Kali N. Gross. Colored Amazons: Crime, Violence, and Black Women in the City of Brotherly Love, 1880-1910. Durham: Duke University Press, 2006. 248 pp. $21.95 (paper), ISBN 978-0-8223-3799-7.
Reviewed by Sylvea Hollis (University of Iowa)
Published on H-Women (June, 2009)
Commissioned by Holly S. Hurlburt (Southern Illinois University Carbondale)
The Criminalized Past of Black Womanhood in the City of Brotherly Love
“Currently, black women are the fastest-growing prison population in the United States. Black women account for nearly half of all female prisoners in the country though they comprise less than 10 percent of the population. And though black women have often been disproportionately represented in the criminal justices system, we have little insight into historical trends of their ramifications. This epidemic cannot be successfully arrested without some sense of the historical scope of the problem” (p. 3).

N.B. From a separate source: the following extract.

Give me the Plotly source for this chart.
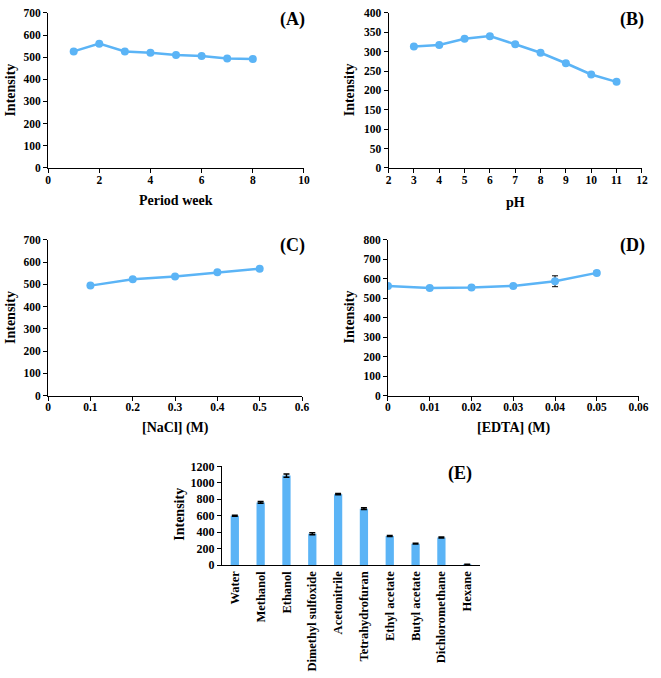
import plotly.graph_objects as go

# ---- data ----
weeks = [1, 2, 3, 4, 5, 6, 7, 8]
intensity_week = [526, 561, 526, 520, 510, 505, 494, 492]

ph = [3, 4, 5, 6, 7, 8, 9, 10, 11]
intensity_ph = [313, 317, 333, 340, 319, 297, 270, 241, 222]

nacl = [0.1, 0.2, 0.3, 0.4, 0.5]
intensity_nacl = [494, 523, 535, 554, 570]

edta = [0, 0.01, 0.02, 0.03, 0.04, 0.05]
intensity_edta = [562, 552, 555, 563, 587, 630]
err_edta = [4, 3, 3, 3, 28, 10]

solvents = ["Water", "Methanol", "Ethanol", "Dimethyl sulfoxide", "Acetonitrile",
            "Tetrahydrofuran", "Ethyl acetate", "Butyl acetate", "Dichloromethane", "Hexane"]
intensity_solvent = [600, 762, 1088, 382, 862, 686, 356, 262, 337, 8]
err_solvent = [6, 10, 20, 12, 8, 10, 6, 5, 6, 3]

# tick labels
xticks_A = ["0", "2", "4", "6", "8", "10"]
yticks_A = ["0", "100", "200", "300", "400", "500", "600", "700"]
xticks_B = ["2", "3", "4", "5", "6", "7", "8", "9", "10", "11", "12"]
yticks_B = ["0", "50", "100", "150", "200", "250", "300", "350", "400"]
xticks_C = ["0", "0.1", "0.2", "0.3", "0.4", "0.5", "0.6"]
yticks_C = ["0", "100", "200", "300", "400", "500", "600", "700"]
xticks_D = ["0", "0.01", "0.02", "0.03", "0.04", "0.05", "0.06"]
yticks_D = ["0", "100", "200", "300", "400", "500", "600", "700", "800"]
yticks_E = ["0", "200", "400", "600", "800", "1000", "1200"]

BLUE = "#5BB4F6"
FONT = "Liberation Serif"
H = 678
W = 661

fig = go.Figure()

def line_trace(x, y, xa, ya, err=None):
    kw = {}
    if err is not None:
        kw["error_y"] = dict(type="data", array=err, color="black", thickness=1, width=3)
    fig.add_trace(go.Scatter(x=x, y=y, mode="lines+markers", xaxis=xa, yaxis=ya,
                             line=dict(color=BLUE, width=2.5),
                             marker=dict(color=BLUE, size=8), showlegend=False, **kw))

line_trace(weeks, intensity_week, "x", "y")
line_trace(ph, intensity_ph, "x2", "y2")
line_trace(nacl, intensity_nacl, "x3", "y3")
line_trace(edta, intensity_edta, "x4", "y4", err_edta)

fig.add_trace(go.Bar(x=solvents, y=intensity_solvent, xaxis="x5", yaxis="y5",
                     marker=dict(color=BLUE, line=dict(width=0)), width=0.32,
                     error_y=dict(type="data", array=err_solvent, color="black", thickness=1.5, width=3),
                     showlegend=False))

def px_x(p):
    return p / W

def px_y(p):
    return 1 - p / H

def bold(labels):
    return ["<b>%s</b>" % t for t in labels]

axis_common = dict(showline=True, linecolor="black", linewidth=1, ticks="outside",
                   ticklen=4, tickcolor="black", showgrid=False, zeroline=False)

def add_axes(n, xdom, ydom, xlabels, yrange, ylabels, tickfs=11.5):
    sx = "" if n == 1 else str(n)
    tf = dict(family=FONT, size=tickfs, color="black")
    xa = dict(axis_common, domain=xdom, anchor="y" + sx, tickfont=tf)
    if xlabels is not None:
        xv = [float(t) for t in xlabels]
        xa.update(range=[xv[0], xv[-1]], tickmode="array", tickvals=xv, ticktext=bold(xlabels),
                  ticklabelstandoff=-3)
    yv = [float(t) for t in ylabels]
    ya = dict(axis_common, domain=ydom, anchor="x" + sx, range=yrange, tickmode="array",
              tickvals=yv, ticktext=bold(ylabels), tickfont=tf)
    fig.update_layout({"xaxis" + sx: xa, "yaxis" + sx: ya})

yA = [px_y(164.3), px_y(6)]
yC = [px_y(396.7), px_y(237.7)]
add_axes(1, [px_x(46), px_x(307)], yA, xticks_A, [0, 700], yticks_A)
add_axes(2, [px_x(393.3), px_x(651.7)], yA, xticks_B, [0, 400], yticks_B)
add_axes(3, [px_x(46), px_x(305)], yC, xticks_C, [0, 700], yticks_C)
add_axes(4, [px_x(392.7), px_x(648.3)], yC, xticks_D, [0, 800], yticks_D)
add_axes(5, [px_x(223.3), px_x(486.7)], [px_y(570), px_y(469)], None, [0, 1200], yticks_E, tickfs=12)
fig.update_layout(xaxis5=dict(range=[-0.5, 9.5], tickangle=-90, ticks="", type="category",
                              tickmode="array", tickvals=solvents, ticktext=bold(solvents),
                              tickfont=dict(family=FONT, size=12.5, color="black")))

anns = []
def ann(text, x, y, size, angle=0):
    anns.append(dict(text="<b>%s</b>" % text, x=px_x(x), y=px_y(y), xref="paper", yref="paper",
                     showarrow=False, textangle=angle, xanchor="center", yanchor="middle",
                     font=dict(family=FONT, size=size, color="black")))

# y titles
ann("Intensity", 7.5, 85, 14, -90)
ann("Intensity", 353, 85, 14, -90)
ann("Intensity", 7.7, 317, 14, -90)
ann("Intensity", 353, 317, 14, -90)
ann("Intensity", 180, 518, 14, -90)
# x titles
ann("Period week", 176, 198, 14)
ann("pH", 523, 200, 14)
ann("[NaCl] (M)", 176, 430, 14)
ann("[EDTA] (M)", 521, 430, 14)
# panel labels
ann("(A)", 295, 13, 18)
ann("(B)", 642, 13, 18)
ann("(C)", 295, 244, 18)
ann("(D)", 642, 244, 18)
ann("(E)", 466, 476, 18)

fig.update_layout(width=W, height=H, margin=dict(l=0, r=0, t=0, b=0),
                  paper_bgcolor="white", plot_bgcolor="white",
                  font=dict(family=FONT, color="black"), annotations=anns)

fig.write_html("out.html", config={"displayModeBar": False},
               post_script="document.body.style.margin='0';document.body.style.overflow='hidden';")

Colored Amazons, by historian Kali N. Gross, provides insight into the lives of poor, working-class black women criminals and their reactions to oppression during the post-Reconstruction era in Philadelphia. Guided by interest in uncovering forgotten and lost historical narratives, the title of Gross’s work is a telling source, taken from a newspaper article about two crimes in Philadelphia that involved “colored Amazons.” Gross’s innovative work is exceptional for its position in the historiography of black women’s history, brilliant use of source material, and noble application of social history. Colored Amazons is rooted in understanding the social context of these crimes committed by African American women and the ways they navigated through Philadelphia by employing various tactics, some legal, others not. Furthermore, Gross’s book is not a historical excuse for the crimes, but it is an in-depth study into the complexity of urban and penal reform as well as a look at the ways that black women served as actors during the post-Reconstruction era.
Gross’s study sits in a small, but growing pew of poor and working-class African American historical scholarship, aside Tera Hunter, Robin D. G. Kelley, Early Lewis, Nell Irvin Painter, Joe Trotter, and Rhonda Y. Williams.[1] As she notes, “African-American history, and much of Black Studies, for that matter, was resurrected, collected, and ‘preached’ not solely for educational purposes but also for community empowerment, an empowerment that was political, social, and in many ways psychological” (p. 1). Gross continues this important legacy and expands the topic by highlighting new actors in this history--black female criminals. She places the women at the center of her research, and, by doing so, follows a legitimated and important line of scholars, most notably Deborah Gray White, Darlene Clark Hine, and Elsa Barkley Brown.[2] Additionally, just as Elizabeth Higginbotham’s landmark essay, “African American Women’s History and the Metalanguage of Race,” highlighted the intersectionality of black women in American history, so too does Gross’s work place black women criminals in the position of navigating the streets of Philadelphia, ideas of proper womanhood, and prison reform, by casting light on “the ways in which race, gender, and sexuality shape citizenship and criminal justice” (p. 2).[3]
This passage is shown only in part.